According to the latest data released by Israel’s Bureau of Statistics on Friday, house prices have registered an increase of 20.3%, making it the fastest annual rise in a decade. However, Leumi, the largest Israeli bank, anticipates seeing this trend change within the next twelve months.
With the increase in inflation and following the series of interest rate hikes, there are signs of a slowdown in home purchases. The weakening of demand, combined with the significant increase in construction starts recorded in the previous year, may result in property prices stalling in the near future and even leading to a moderate decrease, according to Leumi’s forecast. However, if the increase in the rate of construction starts continues and the supply-demand gap narrows, this may lead to a notable change in prices.
The CEO of Hapoalim Dov Kotler appears to concur with this view as well. Earlier in the month, he spoke at the Globes Israel Business Conference, stating, “In my opinion, the two factors of rising interest rates and supply will soon limit price increases. In fact, I have the impression that price controls are already in place.”

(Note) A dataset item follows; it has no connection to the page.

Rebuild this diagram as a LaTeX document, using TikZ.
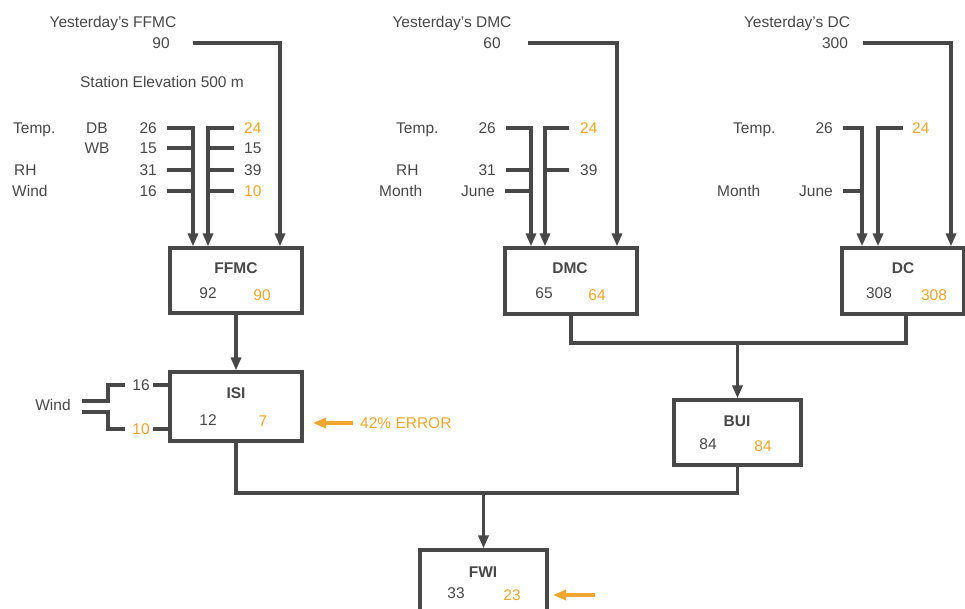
\documentclass[tikz,border=0pt]{standalone}
\usepackage{fontspec}
\setmainfont{Liberation Sans}
\usetikzlibrary{arrows.meta}
\definecolor{ink}{HTML}{484848}
\definecolor{org}{HTML}{F0A630}
\tikzset{
  lbl/.style={text=ink, font=\fontsize{15.5}{18}\selectfont, inner sep=0pt, text height=11pt, text depth=0pt, anchor=center},
  olbl/.style={lbl, text=org},
  ttl/.style={lbl, font=\fontsize{15.5}{18}\selectfont\bfseries},
  wire/.style={draw=ink, line width=3.2pt},
  arr/.style={wire, -{Triangle[length=13pt,width=10pt]}},
  oarr/.style={draw=org, line width=3.2pt, -{Triangle[length=13pt,width=10pt]}},
  blk/.style={draw=ink, line width=3.2pt, fill=white, inner sep=0pt, minimum width=#1},
  blk/.default=132pt
}
\begin{document}
\begin{tikzpicture}[x=1pt,y=-1pt]
\useasboundingbox (0,0) rectangle (965,608);
\clip (0,0) rectangle (965,608);

% ---------- boxes ----------
\node[blk, minimum height=65pt] (ffmc) at (236,280.5) {};
\node[blk, minimum height=69pt] (isi) at (236,406.5) {};
\node[blk, minimum height=66pt] (dmc) at (571,281) {};
\node[blk=122pt, minimum height=66pt] (dc) at (903,281) {};
\node[blk=127pt, minimum height=65pt] (bui) at (737.5,432.5) {};
\node[blk=127pt, minimum height=66pt] (fwi) at (483.5,583) {};

\node[ttl] (tffmc) at (236,268) {FFMC};
\node[lbl] (ffmc1) at (208,293) {92};
\node[olbl] (ffmc2) at (262,295) {90};
\node[ttl] (tisi) at (236,393) {ISI};
\node[lbl] (isi1) at (208,420) {12};
\node[olbl] (isi2) at (263,421) {7};
\node[ttl] (tdmc) at (570,268) {DMC};
\node[lbl] (dmc1) at (544,293) {65};
\node[olbl] (dmc2) at (597,295) {64};
\node[ttl] (tdc) at (903,268) {DC};
\node[lbl] (dc1) at (879,293) {308};
\node[olbl] (dc2) at (934,295) {308};
\node[ttl] (tbui) at (737,421) {BUI};
\node[lbl] (bui1) at (708,444) {84};
\node[olbl] (bui2) at (763,446) {84};
\node[ttl] (tfwi) at (483,572) {FWI};
\node[lbl] (fwi1) at (456,593) {33};
\node[olbl] (fwi2) at (512,595) {23};

% ---------- FFMC inputs ----------
\node[lbl] (yffmc) at (113,22) {Yesterday’s FFMC};
\node[lbl] (y90) at (161,43) {90};
\node[lbl] (elev) at (162,82) {Station Elevation 500 m};
\node[lbl, anchor=west] (ftemp) at (13,128) {Temp.};
\node[lbl] (fdb) at (97,128) {DB};
\node[lbl] (fwb) at (97,148) {WB};
\node[lbl, anchor=west] (frh) at (14,170) {RH};
\node[lbl, anchor=west] (fwnd) at (12,191) {Wind};
\node[lbl, anchor=east] (fa1) at (157,128) {26};
\node[lbl, anchor=east] (fa2) at (157,148) {15};
\node[lbl, anchor=east] (fa3) at (157,170) {31};
\node[lbl, anchor=east] (fa4) at (157,191) {16};
\node[olbl, anchor=west] (fb1) at (244,128) {24};
\node[lbl, anchor=west] (fb2) at (244,148) {15};
\node[lbl, anchor=west] (fb3) at (244,170) {39};
\node[olbl, anchor=west] (fb4) at (244,191) {10};
\coordinate (fL) at (193,0);
\coordinate (fR) at (208,0);
\coordinate (fY) at (280,0);

\draw[arr] ([xshift=23pt]y90.east) -| (fY |- ffmc.north);
\draw[arr] ([xshift=10pt]fa1.east) -| (fL |- ffmc.north);
\draw[wire] ([xshift=10pt]fa2.east) -- (fa2.east -| fL);
\draw[wire] ([xshift=10pt]fa3.east) -- (fa3.east -| fL);
\draw[wire] ([xshift=10pt]fa4.east) -- (fa4.east -| fL);
\draw[arr] ([xshift=-10pt]fb1.west) -| (fR |- ffmc.north);
\draw[wire] ([xshift=-10pt]fb2.west) -- (fb2.west -| fR);
\draw[wire] ([xshift=-10pt]fb3.west) -- (fb3.west -| fR);
\draw[wire] ([xshift=-10pt]fb4.west) -- (fb4.west -| fR);

% ---------- DMC inputs ----------
\node[lbl] (ydmc) at (452,22) {Yesterday’s DMC};
\node[lbl] (y60) at (492,43) {60};
\node[lbl, anchor=west] (dtemp) at (396,128) {Temp.};
\node[lbl, anchor=west] (drh) at (396,170) {RH};
\node[lbl, anchor=west] (dmon) at (379,191) {Month};
\node[lbl, anchor=east] (da1) at (496,128) {26};
\node[lbl, anchor=east] (da2) at (496,170) {31};
\node[lbl, anchor=east] (da3) at (495,191) {June};
\node[olbl, anchor=west] (db1) at (580,128) {24};
\node[lbl, anchor=west] (db2) at (580,170) {39};
\coordinate (dL) at (531,0);
\coordinate (dR) at (545,0);
\coordinate (dY) at (617,0);

\draw[arr] ([xshift=27pt]y60.east) -| (dY |- dmc.north);
\draw[arr] ([xshift=10pt]da1.east) -| (dL |- dmc.north);
\draw[wire] ([xshift=10pt]da2.east) -- (da2.east -| dL);
\draw[wire] ([xshift=10pt]da3.east) -- (da3.east -| dL);
\draw[arr] ([xshift=-11pt]db1.west) -| (dR |- dmc.north);
\draw[wire] ([xshift=-11pt]db2.west) -- (db2.west -| dR);

% ---------- DC inputs ----------
\node[lbl] (ydc) at (797,22) {Yesterday’s DC};
\node[lbl] (y300) at (835,43) {300};
\node[lbl, anchor=west] (ctemp) at (733,128) {Temp.};
\node[lbl, anchor=west] (cmon) at (717,191) {Month};
\node[lbl, anchor=east] (ca1) at (833,128) {26};
\node[lbl, anchor=east] (ca2) at (833,191) {June};
\node[olbl, anchor=west] (cb1) at (912,128) {24};
\coordinate (cL) at (862,0);
\coordinate (cR) at (878,0);
\coordinate (cY) at (951,0);

\draw[arr] ([xshift=15pt]y300.east) -| (cY |- dc.north);
\draw[arr] ([xshift=10pt]ca1.east) -| (cL |- dc.north);
\draw[wire] ([xshift=10pt]ca2.east) -- (ca2.east -| cL);
\draw[arr] ([xshift=-9pt]cb1.west) -| (cR |- dc.north);

% ---------- ISI ----------
\draw[arr] (ffmc.south) -- (isi.north);
\node[lbl] (wl) at (53,405) {Wind};
\node[lbl] (i16) at (141,385) {16};
\node[olbl] (i10) at (141,429) {10};
\coordinate (wu) at (82,401);
\coordinate (wd) at (82,412);
\coordinate (wj) at (108,0);
\draw[wire] (wu) -- (wu -| wj) |- ([xshift=-7pt]i16.west);
\draw[wire] (wd) -- (wd -| wj) |- ([xshift=-7pt]i10.west);
\draw[wire] ([xshift=3pt]i16.east) -- (i16.east -| isi.west);
\draw[wire] ([xshift=3pt]i10.east) -- (i10.east -| isi.west);

\node[olbl, anchor=west] (err) at (360,423) {42\% ERROR};
\coordinate (errT) at (313,423);
\draw[oarr] ([xshift=-7pt]err.west) -- (errT);

% ---------- BUI ----------
\coordinate (bus2) at (737.5,343);
\coordinate (dcB) at (906,0);
\draw[wire] (dmc.south) |- (bus2) -| (dcB |- dc.south);
\draw[arr] (bus2) -- (bui.north);

% ---------- FWI ----------
\coordinate (bus) at (483.5,493);
\draw[wire] (isi.south) |- (bus) -| (bui.south);
\draw[arr] (bus) -- (fwi.north);
\coordinate (fwA) at (595,595);
\coordinate (fwB) at (553,595);
\draw[oarr] (fwA) -- (fwB);
\end{tikzpicture}
\end{document}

In addition, contractors and developers in the real estate sector have raised concerns in recent months regarding their ability to repay expensive and leveraged loans. Leumi and Hapoalim were at the core of the Bank of Israel’s audit regarding the extent of the leverage they offered to developers, which frequently exceeded 100%. This practice would be permissible in a low-interest rate environment. However, with interest rates climbing from 0.1% to 3.25% during the April-November period, a rising risk of some firms defaulting can no longer be ignored.
According to Leumi, in recent years, the growth of Leumi’s loan portfolio for real estate has been accompanied by a modest increase in financing rates. The majority of those increases were concentrated on land and residential developments in high-demand areas. However, the proportion of problematic credit risk in the construction sector remains much lower in comparison to the whole portfolio, at least at this time.
According to Leumi, the general trend of expansion in the construction sector was notable in the third quarter, which resulted in a rise in demand for business credit. Therefore, the bank stated that it is analysing the effects of the increase in interest rates and the downturn in purchasing in the housing sector on the liquidity of businesses.
However, according to the preliminary analysis, the continuing construction supply constraint will persist, generating demand for property developers over the medium to long term, and preventing a significant decrease in housing prices.